Когда мы вошли на кухню, мама всплеснула руками и бросилась мне навстречу. Когда я взглянул ей в лицо, что-то сжало мне сердце и захотелось плакать; на подбородке у нее я заметил пятнышко зубной пасты — мама больше не смотрится в зеркало, быть может, старость лишила ее тщеславия, а может быть, она боится того, что там увидит. И на белой кофточке у нее кофейные пятна — это у моей-то мамы, которая всегда тщательно следила за собой, настолько, что и в магазин не выходила без макияжа. Тогда, в пятидесятых, блузки и юбки на ней всегда были безукоризненно чисты и отглажены, и широкие поясгГперехватывали тонкую талию — фигурка у мамы всегда была стройная, настолько, что и в сорок лет, после рождения двоих детей, она носила модные укороченные брюки. А теперь… Но на столе, как в былые времена, стоит на блюде штрудель, вокруг расставлены чашки — всего четыре, лежит нож, вилки, стоит лучший мамин сливочник с бело-голубыми голландцами, танцующими на фоне голубой мельницы. Мама всплеснула руками и хотела бежать мне навстречу — но я сам быстро подошел к ней и крепко обнял. В волосах у нее я заметил засохшие остатки шампуня — знакомый запах, все тот же старый медицинский шампунь, которым она мыла голову еще в пятидесятых; ее поколение, найдя хорошую вещь, держится за нее и не верит рекламе, вечно склоняющей нас к новизне. Позади меня Майкл уже засыпал кофе в электрическую кофемашину, которую я подарил им на сороковую годовщину свадьбы, и, прежде чем я успел спросить, где папа, он уже сказал:
— Сейчас приведу дедушку.
Наверху открылась дверь, до нас донесся какой-то шорох, затем голос отца:
— Спасибо, Майкл, но не стоит, я сам справлюсь. Мама испуганно прижала руку ко рту, затем, успокоившись, сказала:
— Майклу я доверяю, он сильный мальчик, хорошо справляется.
Вот и отец. Господи, во что он превратился! Руки, ноги, спина — все скрючено, изуродовано болезнью. Очки в заржавевшей металлической оправе — отец не менял их с восьмидесятого года — сползают с носа, но Майкл успевает их подхватить. Усы все еще здесь — но теперь к ним присоединилась неопрятная, клочковатая седая борода. («Ему теперь трудно бриться».) Он почти падает в кресло; я подхожу сбоку и осторожно обнимаю его.
— Здравствуй, папа.
— Джозеф! — Голос, исходящий из груди этой гротескной фигуры, по-прежнему чист и звучен; болезнь, не поразившая мозг, обошла стороной и голосовые связки.
— Папа! — говорю я, и голос у меня дрожит.

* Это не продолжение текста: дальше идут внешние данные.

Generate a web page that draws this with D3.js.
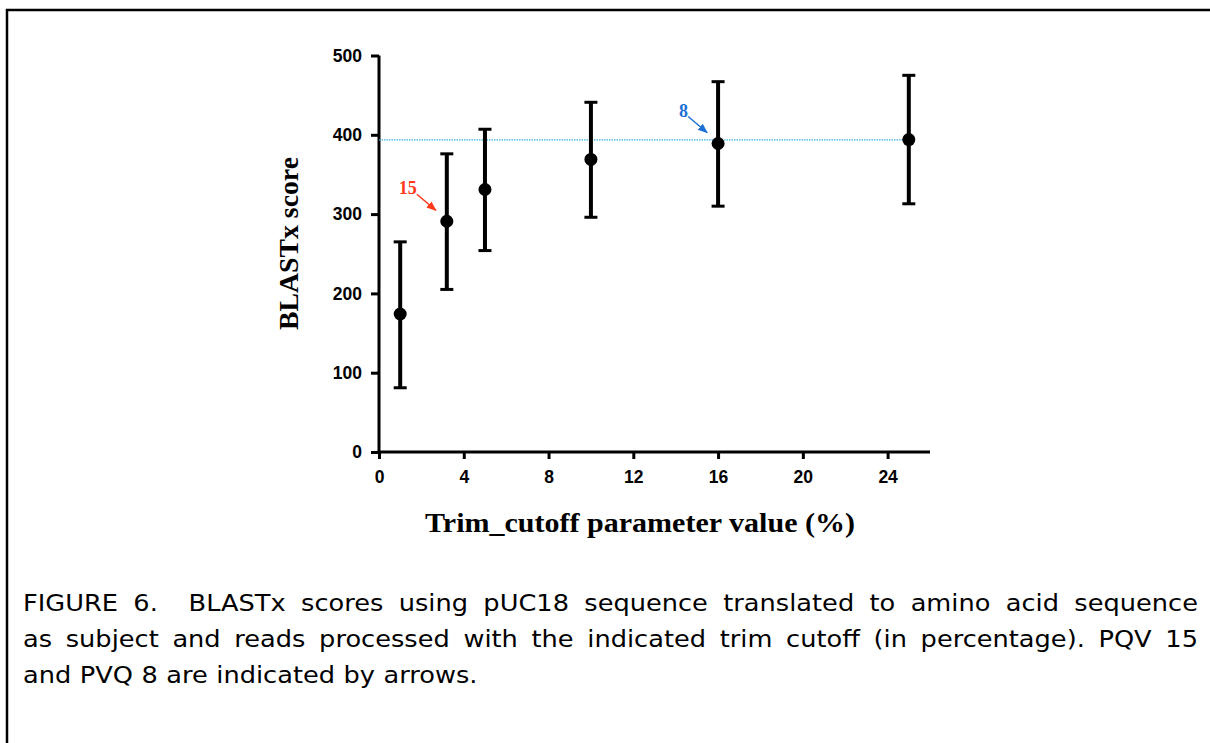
<!DOCTYPE html>
<html>
<head>
<meta charset="utf-8">
<script src="https://cdn.jsdelivr.net/npm/d3@7"></script>
<style>
  html, body { margin: 0; padding: 0; background: #fff; }
  svg { display: block; }
</style>
</head>
<body>
<svg id="fig" width="1210" height="743"></svg>
<script>
// Trim cutoff (%) and BLASTx score: mean with lower / upper error limits
const trimCutoff = [1, 3.2, 5, 10, 16, 25];
const scoreMean  = [174, 291, 331, 369, 389, 394];
const scoreLow   = [81, 205, 254, 296, 310, 313];
const scoreHigh  = [265, 376, 407, 441, 467, 475];

// Horizontal reference level
const refScore = 393.5;

// Axis ticks
const xTicks = [0, 4, 8, 12, 16, 20, 24];
const yTicks = [0, 100, 200, 300, 400, 500];

// Arrow annotations (index of the annotated point, label)
const annotIndex = [1, 4];
const annotLabel = ["15", "8"];
const annotColor = ["#ff3a1a", "#1c6fd4"];

const captionLines = [
  "FIGURE 6.  BLASTx scores using pUC18 sequence translated to amino acid sequence",
  "as subject and reads processed with the indicated trim cutoff (in percentage). PQV 15",
  "and PVQ 8 are indicated by arrows."
];

const svg = d3.select("#fig");

// frame (top and left rules)
svg.append("path")
  .attr("d", "M7,743V10H1210")
  .attr("fill", "none").attr("stroke", "#000").attr("stroke-width", 2.5);

const x = d3.scaleLinear().domain([0, 26]).range([379, 930]);
const y = d3.scaleLinear().domain([0, 500]).range([452, 55.5]);

const tickFont = "'Liberation Sans', Arial, sans-serif";
const serif = "'Liberation Serif', 'Times New Roman', serif";

// axes
const xAxis = svg.append("g").attr("transform", `translate(0,${y(0)})`)
  .call(d3.axisBottom(x).tickValues(xTicks).tickSize(7).tickPadding(12).tickSizeOuter(0));
const yAxis = svg.append("g").attr("transform", `translate(${x(0)},0)`)
  .call(d3.axisLeft(y).tickValues(yTicks).tickSize(8).tickPadding(9).tickSizeOuter(0));

[xAxis, yAxis].forEach(g => {
  g.select(".domain").attr("stroke", "#000").attr("stroke-width", 3);
  g.selectAll(".tick line").attr("stroke", "#000").attr("stroke-width", 3);
  g.selectAll(".tick text")
    .attr("fill", "#000")
    .style("font-family", tickFont)
    .style("font-size", "17.5px")
    .style("font-weight", "bold");
});
// extend the axis lines so they meet at the corner
xAxis.select(".domain").attr("d", `M${x(0) - 1.5},0H${x(26)}`);
yAxis.select(".domain").attr("d", `M0,${y(0) + 1.5}V${y(500)}`);

// reference dotted line
svg.append("line")
  .attr("x1", x(0)).attr("x2", x(25.1))
  .attr("y1", y(refScore)).attr("y2", y(refScore))
  .attr("stroke", "#3db3e3").attr("stroke-width", 1.2)
  .attr("stroke-dasharray", "1.5,1");

// error bars
const pts = trimCutoff.map((t, i) => ({ t, m: scoreMean[i], lo: scoreLow[i], hi: scoreHigh[i] }));
const eb = svg.append("g");
eb.selectAll("line.bar").data(pts).join("line")
  .attr("x1", d => x(d.t)).attr("x2", d => x(d.t))
  .attr("y1", d => y(d.lo)).attr("y2", d => y(d.hi))
  .attr("stroke", "#000").attr("stroke-width", 4);
["lo", "hi"].forEach(k => {
  eb.selectAll("line.cap-" + k).data(pts).join("line")
    .attr("x1", d => x(d.t) - 6.5).attr("x2", d => x(d.t) + 6.5)
    .attr("y1", d => y(d[k])).attr("y2", d => y(d[k]))
    .attr("stroke", "#000").attr("stroke-width", 3);
});
svg.append("g").selectAll("circle").data(pts).join("circle")
  .attr("cx", d => x(d.t)).attr("cy", d => y(d.m)).attr("r", 6.5)
  .attr("fill", "#000");

// arrow annotations
const defs = svg.append("defs");
annotColor.forEach((c, i) => {
  defs.append("marker")
    .attr("id", "ah" + i).attr("viewBox", "0 0 10 10")
    .attr("refX", 9).attr("refY", 5)
    .attr("markerWidth", 10).attr("markerHeight", 10)
    .attr("markerUnits", "userSpaceOnUse")
    .attr("orient", "auto")
    .append("path").attr("d", "M0,1L10,5L0,9Z").attr("fill", c);
});
annotIndex.forEach((idx, i) => {
  const px = x(trimCutoff[idx]), py = y(scoreMean[idx]);
  svg.append("line")
    .attr("x1", px - 30).attr("y1", py - 27)
    .attr("x2", px - 11).attr("y2", py - 11)
    .attr("stroke", annotColor[i]).attr("stroke-width", 1.5)
    .attr("marker-end", `url(#ah${i})`);
  svg.append("text")
    .attr("x", px - 30).attr("y", py - 27)
    .attr("text-anchor", "end")
    .attr("fill", annotColor[i])
    .style("font-family", serif).style("font-weight", "bold").style("font-size", "18px")
    .text(annotLabel[i]);
});

// axis titles
svg.append("text")
  .attr("x", 640).attr("y", 532)
  .attr("text-anchor", "middle")
  .attr("textLength", 430).attr("lengthAdjust", "spacingAndGlyphs")
  .style("font-family", serif).style("font-weight", "bold").style("font-size", "27px")
  .text("Trim_cutoff parameter value (%)");
svg.append("text")
  .attr("transform", `translate(298,243.5) rotate(-90)`)
  .attr("text-anchor", "middle")
  .attr("textLength", 173).attr("lengthAdjust", "spacingAndGlyphs")
  .style("font-family", serif).style("font-weight", "bold").style("font-size", "27px")
  .text("BLASTx score");

// caption: words set with a slightly wide face; all lines but the last justified.
// A double space counts as two gaps.
const capLeft = 23, capRight = 1198;
const capBase = [611, 647, 683];
const capStretch = 1.14;
captionLines.forEach((line, li) => {
  const g = svg.append("g");
  const tokens = line.split(" ");
  const widths = tokens.map(w => {
    if (!w) return 0;
    const n = g.append("text")
      .attr("y", capBase[li])
      .style("font-family", "'DejaVu Sans', Verdana, sans-serif")
      .style("font-size", "22.5px")
      .attr("fill", "#000")
      .text(w);
    const wdt = n.node().getComputedTextLength() * capStretch;
    n.attr("textLength", wdt).attr("lengthAdjust", "spacingAndGlyphs");
    return wdt;
  });
  const nodes = g.selectAll("text").nodes();
  const total = d3.sum(widths);
  const justify = li < captionLines.length - 1;
  const gap = justify ? (capRight - capLeft - total) / (tokens.length - 1) : 8.5;
  let cx = capLeft, k = 0;
  tokens.forEach((w, i) => {
    if (w) { d3.select(nodes[k++]).attr("x", cx); }
    cx += widths[i] + gap;
  });
});
</script>
</body>
</html>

За кофе мы разговариваем о Гиле и Аллисон; я регулярно им звоню, но попадаю на автоответчик — видимо, в кампус они приходят только спать, да и то не всегда. У студента жизнь насыщенная, это я помню по собственным студенческим годам. Не слишком умный родитель, пожалуй, стал бы названивать им по сотовым, но я считаю, что здесь лучше проявить деликатность. Мало ли чем они могут быть заняты, мало ли от чего может оторвать их мой звонок. Когда мне было столько же, сколько Гилу сейчас, я служил, проходил обучение, а по выходным отправлялся в город в отпуск и заводил краткосрочные романы с девушками-ровесницами, а порой и женщинами постарше, журналистками из пресс-корпуса или секретаршами американского посольства. Ни один из этих романов не длился дольше месяца-двух; все понимали, что нет смысла завязывать отношения с солдатом, который может и не вернуться из боя. Меня такое положение дел вполне устраивало — пока однажды я не вошел в кафе на Алленби-стрит, и не увидел там Эрику, и не началось то, что я привык называть своей жизнью.